Pihak yang menolak intinya beranggapan bahwa evaluasi pelajaran seharian di sekolah tak melulu harus mengerjakan soal yang dibawa pulang ke rumah. Metode evaluasi bisa sangat beragam, dengan ‘PR’ praktek dan atau simulasi lain.
Dalam ranah kebijakan, hal menarik terkait metode evaluasi lain selain PR ini datang dari Kabupaten Purwakarta. Bupati Purwakarta Dedi Mulyadi melarang sekolah-sekolah di Kabupaten Purwakarta memberikan PR bagi siswa-siswanya. Larangan ini tertuang dalam Surat Edaran (SE) No 421.7/2014/Disdikpora tentang Pemberian Tugas Kreatif Produktif Pengganti Pekerjaan Rumah dan Larangan Penyelenggaraan Karya Wisata.
Dari edaran ini disebutkan eksplisit bahwa PR yang diperbolehkan adalah PR yang bersifat penerapan ilmu yang diajarkan di sekolah dan bukannya PR-PR yang sifatnya materi pelajaran. Contoh PR penerapan ilmu itu misalnya para siswa disuruh membuat tempe atau membuat es batu sebagai aplikasi ilmu fisika perubahan benda cair ke padat dan contoh-contoh lainnya.
Penulis sependapat jika dikatakan bahwa beban pendidikan tidak bagus untuk pertumbuhan dan perkembangan mental siswa sendiri. Artinya, kebijakan dan metode yang diambil untuk mengevaluasi pemahaman siswa haruslah kreatif yang kemudian juga menumbuhkan nilai-nilai kreatif pada diri siswa.
Namun di sisi lain, Penulis menyadari bahwa metode PR akademik yang sudah berlangsung lama di Indonesia, tentu tak bisa serta merta langsung dihilangkan. Maka, perlu dikaji apakah perlu didahului dengan ‘pembatasan’ pemberian PR akademik misalnya. Seperti yang diterapkan di beberapa negara bagian Amerika Serikat, mereka membuat kebijakan pembatasan pemberian PR ini (Time.com, 30/08). Misalnya untuk siswa SD hanya 10 menit per hari, siswa SMP 20 menit per hari dan siswa SMA 2 jam per hari.
Hal penting yang harus diperhatikan juga adalah bagaimana kebijakan tidak membuat siswa ‘takut’ belajar karena merasa terbebani tapi ‘mencintai’ belajar karena mereka merasakan banyak hal menarik yang mendorong mereka untuk berkreasi.

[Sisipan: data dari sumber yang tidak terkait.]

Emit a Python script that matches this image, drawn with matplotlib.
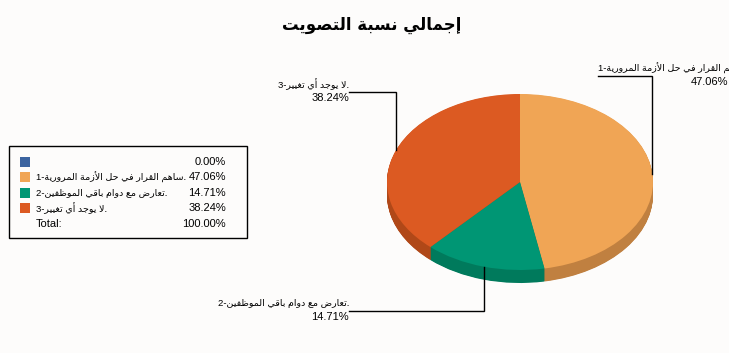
import re
import numpy as np
import matplotlib
matplotlib.use("Agg")
import matplotlib.pyplot as plt

# data
title = "إجمالي نسبة التصويت"
labels = ["", "1-ساهم القرار في حل الأزمة المرورية.", "2-تعارض مع دوام باقي الموظفين.", "3-لا يوجد أي تغيير."]
values = [0.00, 47.06, 14.71, 38.24]
total_pct = 100.00
colors = ["#3c64a0", "#f0a555", "#009674", "#dc5a22"]
side_colors = ["#2c4a78", "#c08040", "#007a5c", "#b04818"]
total_label = "Total:"

# --- minimal arabic shaping (matplotlib has no bidi / shaping) ---
forms = {
    "ا": (0xFE8D, 0xFE8E), "أ": (0xFE83, 0xFE84), "إ": (0xFE87, 0xFE88), "آ": (0xFE81, 0xFE82),
    "ب": (0xFE8F, 0xFE90, 0xFE91, 0xFE92), "ة": (0xFE93, 0xFE94),
    "ت": (0xFE95, 0xFE96, 0xFE97, 0xFE98), "ث": (0xFE99, 0xFE9A, 0xFE9B, 0xFE9C),
    "ج": (0xFE9D, 0xFE9E, 0xFE9F, 0xFEA0), "ح": (0xFEA1, 0xFEA2, 0xFEA3, 0xFEA4),
    "خ": (0xFEA5, 0xFEA6, 0xFEA7, 0xFEA8), "د": (0xFEA9, 0xFEAA), "ذ": (0xFEAB, 0xFEAC),
    "ر": (0xFEAD, 0xFEAE), "ز": (0xFEAF, 0xFEB0),
    "س": (0xFEB1, 0xFEB2, 0xFEB3, 0xFEB4), "ش": (0xFEB5, 0xFEB6, 0xFEB7, 0xFEB8),
    "ص": (0xFEB9, 0xFEBA, 0xFEBB, 0xFEBC), "ض": (0xFEBD, 0xFEBE, 0xFEBF, 0xFEC0),
    "ط": (0xFEC1, 0xFEC2, 0xFEC3, 0xFEC4), "ظ": (0xFEC5, 0xFEC6, 0xFEC7, 0xFEC8),
    "ع": (0xFEC9, 0xFECA, 0xFECB, 0xFECC), "غ": (0xFECD, 0xFECE, 0xFECF, 0xFED0),
    "ف": (0xFED1, 0xFED2, 0xFED3, 0xFED4), "ق": (0xFED5, 0xFED6, 0xFED7, 0xFED8),
    "ك": (0xFED9, 0xFEDA, 0xFEDB, 0xFEDC), "ل": (0xFEDD, 0xFEDE, 0xFEDF, 0xFEE0),
    "م": (0xFEE1, 0xFEE2, 0xFEE3, 0xFEE4), "ن": (0xFEE5, 0xFEE6, 0xFEE7, 0xFEE8),
    "ه": (0xFEE9, 0xFEEA, 0xFEEB, 0xFEEC), "و": (0xFEED, 0xFEEE),
    "ى": (0xFEEF, 0xFEF0), "ي": (0xFEF1, 0xFEF2, 0xFEF3, 0xFEF4),
}
lam_alef = {"ا": (0xFEFB, 0xFEFC), "أ": (0xFEF7, 0xFEF8), "إ": (0xFEF9, 0xFEFA), "آ": (0xFEF5, 0xFEF6)}


def shape(s):
    out = []
    i = 0
    n = len(s)
    while i < n:
        c = s[i]
        if c not in forms:
            out.append(c)
            i += 1
            continue
        prev = s[i - 1] if i > 0 else ""
        joins_prev = prev in forms and len(forms[prev]) == 4
        if c == "ل" and i + 1 < n and s[i + 1] in lam_alef:
            out.append(chr(lam_alef[s[i + 1]][1 if joins_prev else 0]))
            i += 2
            continue
        nxt = s[i + 1] if i + 1 < n else ""
        f = forms[c]
        joins_next = len(f) == 4 and nxt in forms
        if joins_prev and joins_next:
            out.append(chr(f[3]))
        elif joins_prev:
            out.append(chr(f[1]))
        elif joins_next:
            out.append(chr(f[2]))
        else:
            out.append(chr(f[0]))
        i += 1
    return "".join(out)


def visual(s):
    m = re.match(r"^(\d+-)?(.*?)(\.)?$", s)
    pre, mid, post = m.group(1) or "", m.group(2), m.group(3) or ""
    return pre + shape(mid)[::-1] + post


W, H = 729, 353
bg = "#fdfcfb"
fam = ["Liberation Sans", "DejaVu Sans"]
afs = 6.8  # arabic labels run wider in DejaVu, so a bit smaller

fig = plt.figure(figsize=(W / 100, H / 100), dpi=100, facecolor=bg)

# pie geometry (pixels)
cx, cy, rx, ry, depth = 520, 182, 133, 88, 13
pax = fig.add_axes([(cx - rx) / W, (H - cy - ry) / H, 2 * rx / W, 2 * ry / H])
steps = 26
for k in range(steps, 0, -1):
    dy = depth / ry * k / steps
    wed, _ = pax.pie(values, colors=side_colors, startangle=90, counterclock=False,
                     radius=1, center=(0, -dy), wedgeprops=dict(linewidth=0))
    for w in wed:
        w.set_clip_on(False)
wed, _ = pax.pie(values, colors=colors, startangle=90, counterclock=False,
                 radius=1, center=(0, 0), wedgeprops=dict(linewidth=0))
for w in wed:
    w.set_clip_on(False)
pax.set_aspect("auto")
pax.set_xlim(-1, 1)
pax.set_ylim(-1, 1)
pax.axis("off")

# overlay in pixel coordinates
ax = fig.add_axes([0, 0, 1, 1], zorder=5)
ax.set_xlim(0, W)
ax.set_ylim(H, 0)
ax.axis("off")
ax.patch.set_alpha(0)

ax.text(372, 25, visual(title), ha="center", va="center", fontsize=12,
        fontweight="bold", family=["DejaVu Sans"])

# leader labels: (line y, line end x, text x, text alignment, pct x)
layout = {
    1: (76, 598, 598, "left", 728),
    2: (311, 349, 349, "right", 349),
    3: (92, 349, 349, "right", 349),
}
tot = sum(values)
cum = np.cumsum([0] + values[:-1])
for i, v in enumerate(values):
    if i not in layout:
        continue
    th = np.radians(90 - 360 * (cum[i] + v / 2) / tot)
    px = cx + rx * np.cos(th)
    py = cy - ry * np.sin(th)
    ly, lx, tx, ha, pctx = layout[i]
    ax.plot([px, px, lx], [py, ly, ly], color="black", lw=1, solid_joinstyle="miter")
    ax.text(tx, ly - 8, visual(labels[i]), ha=ha, va="center", fontsize=afs, family=fam)
    ax.text(pctx, ly + 6, f"{v:.2f}%", ha="right", va="center", fontsize=8, family=fam)

# legend box
ax.add_patch(plt.Rectangle((9, 146), 238, 92, fill=False, edgecolor="black", lw=1))
row_y = [162, 177, 193, 208]
for i, v in enumerate(values):
    ax.add_patch(plt.Rectangle((20, row_y[i] - 5), 10, 10, facecolor=colors[i], edgecolor="none"))
    ax.text(36, row_y[i], visual(labels[i]) if labels[i] else "", ha="left", va="center",
            fontsize=afs, family=fam)
    ax.text(226, row_y[i], f"{v:.2f}%", ha="right", va="center", fontsize=8, family=fam)
ax.text(36, 224, total_label, ha="left", va="center", fontsize=8, family=fam)
ax.text(226, 224, f"{total_pct:.2f}%", ha="right", va="center", fontsize=8, family=fam)

fig.savefig("out.png", dpi=100, facecolor=bg)
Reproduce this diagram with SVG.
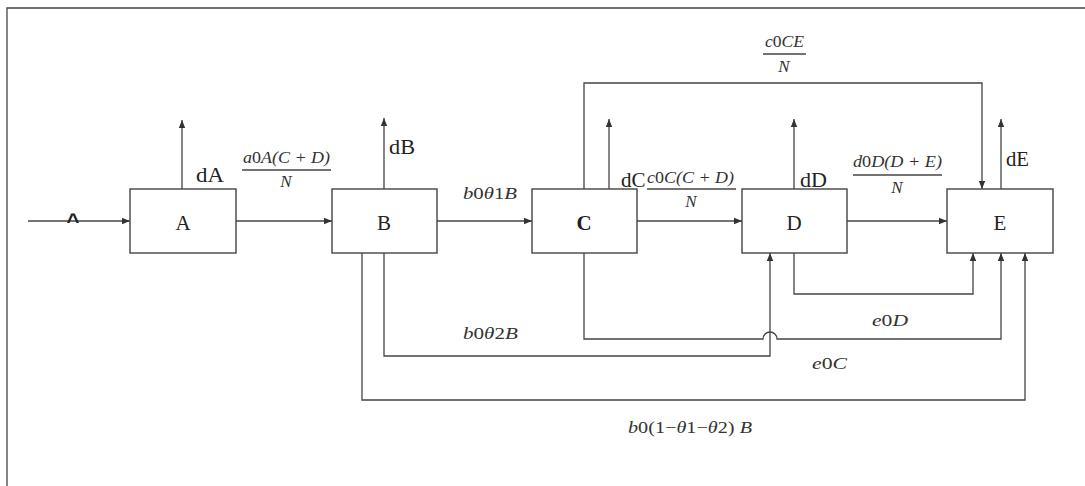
<svg xmlns="http://www.w3.org/2000/svg" width="1085" height="486" viewBox="0 0 1085 486">
<defs>
<marker id="ah" viewBox="0 0 8 8" refX="8" refY="4" markerWidth="8" markerHeight="8" markerUnits="userSpaceOnUse" orient="auto">
<path d="M0,0.8 L8,4 L0,7.2 Z" fill="#333"/>
</marker>
</defs>
<style>
.box{fill:#fff;stroke:#444;stroke-width:1.4}
.ln{fill:none;stroke:#444;stroke-width:1.3}
.arr{fill:none;stroke:#444;stroke-width:1.3;marker-end:url(#ah)}
.lbl{font-family:"Liberation Serif","Times New Roman",serif;font-size:21px;fill:#222}
.math{font-family:"Liberation Serif","Times New Roman",serif;font-style:italic;font-size:17px;fill:#333}
.up{font-style:normal}
.fr{stroke:#444;stroke-width:1.3}
</style>
<rect width="1085" height="486" fill="#fff"/>
<path class="ln" d="M7,486 V8 H1085"/>

<g id="connectors">
<line class="arr" x1="28" y1="221" x2="130" y2="221"/>
<line class="arr" x1="236" y1="221" x2="332" y2="221"/>
<line class="arr" x1="437" y1="221" x2="532" y2="221"/>
<line class="arr" x1="637" y1="221" x2="742" y2="221"/>
<line class="arr" x1="847" y1="221" x2="947" y2="221"/>
<line class="arr" x1="182" y1="189" x2="182" y2="120"/>
<line class="arr" x1="384" y1="189" x2="384" y2="118"/>
<line class="arr" x1="609" y1="189" x2="609" y2="119"/>
<line class="arr" x1="794" y1="189" x2="794" y2="119"/>
<line class="arr" x1="1001" y1="189" x2="1001" y2="119"/>
<path class="arr" d="M584,189 V83 H982 V189"/>
<path class="arr" d="M794,253 V294 H973 V253"/>
<path class="arr" d="M584,253 V339 H763 A7,7 0 0 1 777,339 H1001 V253"/>
<path class="arr" d="M384,253 V356 H770 V253"/>
<path class="arr" d="M362,253 V400 H1025 V253"/>
</g>

<g id="A"><rect class="box" x="130" y="189" width="106" height="64"/><text class="lbl" x="183" y="230" text-anchor="middle">A</text></g>
<g id="B"><rect class="box" x="332" y="189" width="105" height="64"/><text class="lbl" x="384" y="230" text-anchor="middle">B</text></g>
<g id="C"><rect class="box" x="532" y="189" width="105" height="64"/><text class="lbl" x="584" y="230" text-anchor="middle" font-weight="bold">C</text></g>
<g id="D"><rect class="box" x="742" y="189" width="105" height="64"/><text class="lbl" x="794" y="230" text-anchor="middle">D</text></g>
<g id="E"><rect class="box" x="947" y="189" width="106" height="64"/><text class="lbl" x="1000" y="230" text-anchor="middle">E</text></g>

<g id="labels">
<text x="73" y="229" text-anchor="middle" font-family="Liberation Sans,Arial,sans-serif" font-weight="bold" font-size="22" fill="#222">^</text>
<text class="lbl" x="196" y="182" textLength="28" lengthAdjust="spacingAndGlyphs">dA</text>
<text class="math" x="243" y="163" textLength="87" lengthAdjust="spacingAndGlyphs">a<tspan class="up">0</tspan>A(C + D)</text>
<line class="fr" x1="242" y1="170" x2="331" y2="170"/>
<text class="math" x="286" y="187" text-anchor="middle">N</text>
<text class="lbl" x="389" y="154" textLength="26" lengthAdjust="spacingAndGlyphs">dB</text>
<text class="math" x="463" y="199" textLength="54" lengthAdjust="spacingAndGlyphs">b<tspan class="up">0</tspan>θ<tspan class="up">1</tspan>B</text>
<text class="lbl" x="621" y="187">dC</text>
<text class="math" x="647" y="183" textLength="87" lengthAdjust="spacingAndGlyphs">c<tspan class="up">0</tspan>C(C + D)</text>
<line class="fr" x1="647" y1="189" x2="736" y2="189"/>
<text class="math" x="691" y="207" text-anchor="middle">N</text>
<text class="lbl" x="800" y="187" textLength="27" lengthAdjust="spacingAndGlyphs">dD</text>
<text class="math" x="765" y="47" textLength="39" lengthAdjust="spacingAndGlyphs">c<tspan class="up">0</tspan>CE</text>
<line class="fr" x1="763" y1="54" x2="806" y2="54"/>
<text class="math" x="784" y="72" text-anchor="middle">N</text>
<text class="math" x="853" y="167" textLength="89" lengthAdjust="spacingAndGlyphs">d<tspan class="up">0</tspan>D(D + E)</text>
<line class="fr" x1="853" y1="175" x2="942" y2="175"/>
<text class="math" x="897" y="193" text-anchor="middle">N</text>
<text class="lbl" x="1006" y="166" textLength="23" lengthAdjust="spacingAndGlyphs">dE</text>
<text class="math" x="463" y="339" textLength="55" lengthAdjust="spacingAndGlyphs">b<tspan class="up">0</tspan>θ<tspan class="up">2</tspan>B</text>
<text class="math" x="872" y="326" textLength="36" lengthAdjust="spacingAndGlyphs" font-size="19">e<tspan class="up">0</tspan>D</text>
<text class="math" x="812" y="369" textLength="35" lengthAdjust="spacingAndGlyphs" font-size="19">e<tspan class="up">0</tspan>C</text>
<text class="math" x="628" y="433" textLength="124" lengthAdjust="spacingAndGlyphs">b<tspan class="up">0(1−</tspan>θ<tspan class="up">1−</tspan>θ<tspan class="up">2) </tspan>B</text>
</g>
</svg>
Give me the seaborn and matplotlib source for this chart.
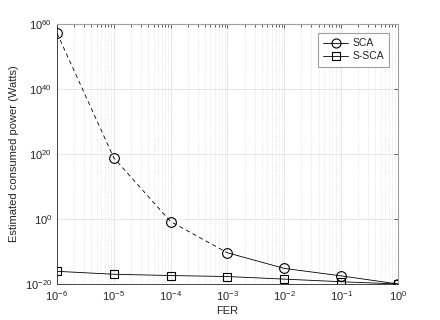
import numpy as np
import pandas as pd
import seaborn as sns
import matplotlib
matplotlib.use("Agg")
import matplotlib.pyplot as plt
from matplotlib.ticker import FixedLocator, NullLocator, NullFormatter
from matplotlib.lines import Line2D

sns.set_style("white")
plt.rcParams['font.family'] = ['Liberation Sans', 'DejaVu Sans']
plt.rcParams['mathtext.fontset'] = 'custom'
plt.rcParams['mathtext.rm'] = 'Liberation Sans'
plt.rcParams['mathtext.it'] = 'Liberation Sans'

# Data
fer = [1e-6, 1e-5, 1e-4, 1e-3, 1e-2, 1e-1, 1e0]
sca_log = [57.2, 18.8, -0.8, -10.4, -15.2, -17.5, -20.0]
ssca_log = [-16.1, -17.0, -17.4, -17.7, -18.5, -19.3, -20.0]
x_exps = [-6, -5, -4, -3, -2, -1, 0]
y_exps = [-20, 0, 20, 40, 60]

sca = [10.0 ** v for v in sca_log]
ssca = [10.0 ** v for v in ssca_log]

df = pd.DataFrame({"FER": fer, "SCA": sca, "S-SCA": ssca})

fig = plt.figure(figsize=(4.4, 3.2), dpi=100)
ax = fig.add_axes([0.1295, 0.1125, 0.775, 0.8125])

# SCA: dashed part (extrapolated), solid part
sns.lineplot(data=df.iloc[:4], x="FER", y="SCA", ax=ax, color="black",
             linestyle=(0, (5, 4)), linewidth=0.6)
sns.lineplot(data=df.iloc[3:], x="FER", y="SCA", ax=ax, color="black",
             linewidth=0.6)
ax.plot(df["FER"], df["SCA"], linestyle="none", marker="o", markersize=7,
        markerfacecolor="none", markeredgecolor="black", markeredgewidth=0.8)
sns.lineplot(data=df, x="FER", y="S-SCA", ax=ax, color="black", linewidth=0.6,
             marker="s", markersize=6, markerfacecolor="none",
             markeredgecolor="black", markeredgewidth=0.8)

ax.set_xscale("log")
ax.set_yscale("log")
ax.set_xlim(1e-6, 1e0)
ax.set_ylim(1e-20, 1e60)

ax.set_xticks([10.0 ** e for e in x_exps])
ax.set_xticklabels([r"$10^{%d}$" % e for e in x_exps])
minor_x = [m * 10.0 ** e for e in x_exps[:-1] for m in range(2, 10)]
ax.xaxis.set_minor_locator(FixedLocator(minor_x))
ax.xaxis.set_minor_formatter(NullFormatter())
ax.set_yticks([10.0 ** e for e in y_exps])
ax.set_yticklabels([r"$10^{%d}$" % e for e in y_exps])
ax.yaxis.set_minor_locator(NullLocator())

ax.grid(which="major", color="#e3e3e3", linewidth=0.6, linestyle="-")
ax.grid(which="minor", axis="x", color="#cfcfcf", linewidth=0.5, linestyle=(0, (1, 2)))
ax.set_axisbelow(True)

ax.tick_params(which="both", direction="in", top=True, right=True,
               labelsize=8, colors="#262626")
ax.tick_params(which="major", length=3, width=0.5)
ax.tick_params(which="minor", length=2, width=0.5)
ax.tick_params(axis="x", pad=4)

for s in ["left", "bottom"]:
    ax.spines[s].set_color("#262626")
    ax.spines[s].set_linewidth(0.6)
for s in ["top", "right"]:
    ax.spines[s].set_color("#a0a0a0")
    ax.spines[s].set_linewidth(0.8)

ax.set_xlabel("FER", fontsize=8, color="#262626", labelpad=2)
ax.set_ylabel("Estimated consumed power (Watts)", fontsize=8, color="#262626", labelpad=4)

handles = [Line2D([], [], color="black", linewidth=0.6, marker="o", markersize=6.5,
                  markerfacecolor="none", markeredgewidth=0.8),
           Line2D([], [], color="black", linewidth=0.6, marker="s", markersize=5.5,
                  markerfacecolor="none", markeredgewidth=0.8)]
leg = ax.legend(handles, ["SCA", "S-SCA"], loc="upper right", fontsize=7.5,
                frameon=True, fancybox=False, edgecolor="#888888",
                bbox_to_anchor=(0.974, 0.965), borderaxespad=0,
                handlelength=2.4, borderpad=0.5, labelspacing=0.3,
                handletextpad=0.4)
leg.get_frame().set_linewidth(0.8)

fig.savefig("out.png", dpi=100)
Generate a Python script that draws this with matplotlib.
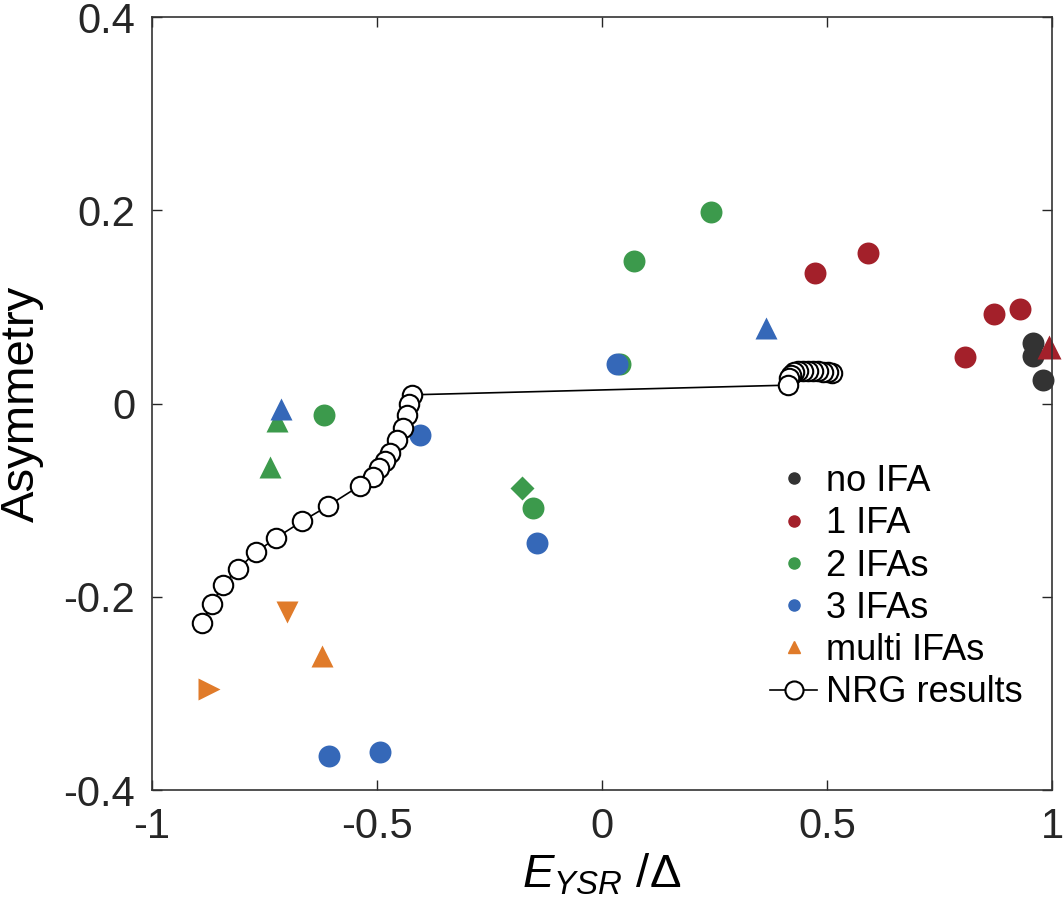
import matplotlib
matplotlib.use("Agg")
import matplotlib.pyplot as plt
from matplotlib.lines import Line2D

plt.rcParams['font.family'] = ['Liberation Sans', 'DejaVu Sans']
plt.rcParams['mathtext.fontset'] = 'custom'
plt.rcParams['mathtext.rm'] = 'Liberation Sans'
plt.rcParams['mathtext.it'] = 'Liberation Sans:italic'
plt.rcParams['axes.unicode_minus'] = False

# colours of the groups
c_no = '#333333'
c_one = '#A3202A'
c_two = '#3C9A4C'
c_three = '#3568B8'
c_multi = '#E07B2A'

# no IFA
no_x = [0.958, 0.958, 0.98]
no_y = [0.063, 0.049, 0.024]

# 1 IFA
one_x = [0.473, 0.591, 0.807, 0.871, 0.929]
one_y = [0.135, 0.156, 0.048, 0.093, 0.098]
one_tri_x = [0.993]
one_tri_y = [0.058]

# 2 IFAs
two_x = [0.242, 0.071, 0.040, -0.618, -0.153]
two_y = [0.198, 0.147, 0.041, -0.012, -0.108]
two_dia_x = [-0.178]
two_dia_y = [-0.087]
two_tri_x = [-0.722, -0.738]
two_tri_y = [-0.018, -0.066]

# 3 IFAs
three_x = [0.033, -0.404, -0.144, -0.607, -0.493]
three_y = [0.041, -0.033, -0.144, -0.365, -0.361]
three_tri_x = [0.364, -0.713]
three_tri_y = [0.078, -0.006]

# multi IFAs
multi_up_x = [-0.622]
multi_up_y = [-0.261]
multi_down_x = [-0.700]
multi_down_y = [-0.216]
multi_right_x = [-0.873]
multi_right_y = [-0.295]

# NRG results
nrg_x = [0.511, 0.502, 0.491, 0.480, 0.469, 0.458, 0.447, 0.436, 0.427, 0.420, 0.416, 0.413,
         -0.422, -0.429, -0.433, -0.442, -0.456, -0.471, -0.482, -0.496, -0.509, -0.538,
         -0.609, -0.667, -0.724, -0.769, -0.809, -0.842, -0.867, -0.889]
nrg_y = [0.032, 0.033, 0.033, 0.034, 0.034, 0.034, 0.034, 0.034, 0.033, 0.030, 0.026, 0.019,
         0.009, 0.000, -0.012, -0.025, -0.038, -0.051, -0.059, -0.067, -0.076, -0.085,
         -0.106, -0.122, -0.139, -0.154, -0.171, -0.188, -0.207, -0.227]

fig = plt.figure(figsize=(10.63, 9.15), dpi=100)
ax = fig.add_axes([0.143, 0.1366, 0.8467, 0.8448])

ms = 15.8
ax.plot(no_x, no_y, 'o', color=c_no, ms=ms, mec='none', clip_on=False)
ax.plot(one_x, one_y, 'o', color=c_one, ms=ms, mec='none', clip_on=False)
ax.plot(one_tri_x, one_tri_y, '^', color=c_one, ms=ms + 1, mec='none', clip_on=False)
ax.plot(two_dia_x, two_dia_y, 'D', color=c_two, ms=ms * 0.75, mec='none')
ax.plot(two_x, two_y, 'o', color=c_two, ms=ms, mec='none')
ax.plot(two_tri_x, two_tri_y, '^', color=c_two, ms=ms, mec='none')
ax.plot(three_x, three_y, 'o', color=c_three, ms=ms, mec='none')
ax.plot(three_tri_x, three_tri_y, '^', color=c_three, ms=ms, mec='none')
ax.plot(multi_up_x, multi_up_y, '^', color=c_multi, ms=ms, mec='none')
ax.plot(multi_down_x, multi_down_y, 'v', color=c_multi, ms=ms, mec='none')
ax.plot(multi_right_x, multi_right_y, '>', color=c_multi, ms=ms, mec='none')
ax.plot(nrg_x, nrg_y, '-o', color='black', lw=1.2, ms=14, mfc='white', mec='black', mew=1.5)

ax.set_xlim(-1, 1)
ax.set_ylim(-0.4, 0.4)
ax.set_xticks([-1, -0.5, 0, 0.5, 1])
ax.set_xticklabels(['-1', '-0.5', '0', '0.5', '1'])
ax.set_yticks([-0.4, -0.2, 0, 0.2, 0.4])
ax.set_yticklabels(['-0.4', '-0.2', '0', '0.2', '0.4'])
ax.tick_params(direction='in', length=7, width=1, top=True, right=True,
               labelsize=30, colors='#262626', pad=12)
for s in ax.spines.values():
    s.set_color('#333333')
    s.set_linewidth(1.2)

ax.set_xlabel(r'$E_{YSR}$ /$\Delta$', fontsize=34, labelpad=4)
ax.set_ylabel('Asymmetry', fontsize=34, labelpad=14)

handles = [
    Line2D([], [], ls='none', marker='o', color=c_no, ms=8),
    Line2D([], [], ls='none', marker='o', color=c_one, ms=8),
    Line2D([], [], ls='none', marker='o', color=c_two, ms=8),
    Line2D([], [], ls='none', marker='o', color=c_three, ms=8),
    Line2D([], [], ls='none', marker='^', color=c_multi, ms=8),
    Line2D([], [], ls='-', marker='o', color='black', lw=1.2, ms=13, mfc='white', mew=1.5),
]
labels = ['no IFA', '1 IFA', '2 IFAs', '3 IFAs', 'multi IFAs', 'NRG results']
ax.legend(handles, labels, loc='upper left', bbox_to_anchor=(0.667, 0.445), frameon=False,
          fontsize=26, handlelength=1.3, handletextpad=0.25, labelspacing=0.2, borderpad=0)

fig.savefig('out.png', dpi=100)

Akhirnya, wacana (berulang) penghapusan PR ini perlu dikaji lagi. Hal ini perlu dan harus dilakukan jika mencetak manusia Indonesia yang cerdas secara intelejensia dan cerdas secara emosional adalah tujuan. Perlu dicari bentuk yang pas untuk kondisi masyarakat Indonesia yang sangat plural. Perlu pelibatan tenaga pengajar, orang tua dan masyarakat dalam penyusunan kebijakan yang tepat guna. Persoalan PR secara khusus dan pendidikan secara umum, pada hakikatnya adalah ‘Pekerjaan Rumah’ semua elemen bangsa.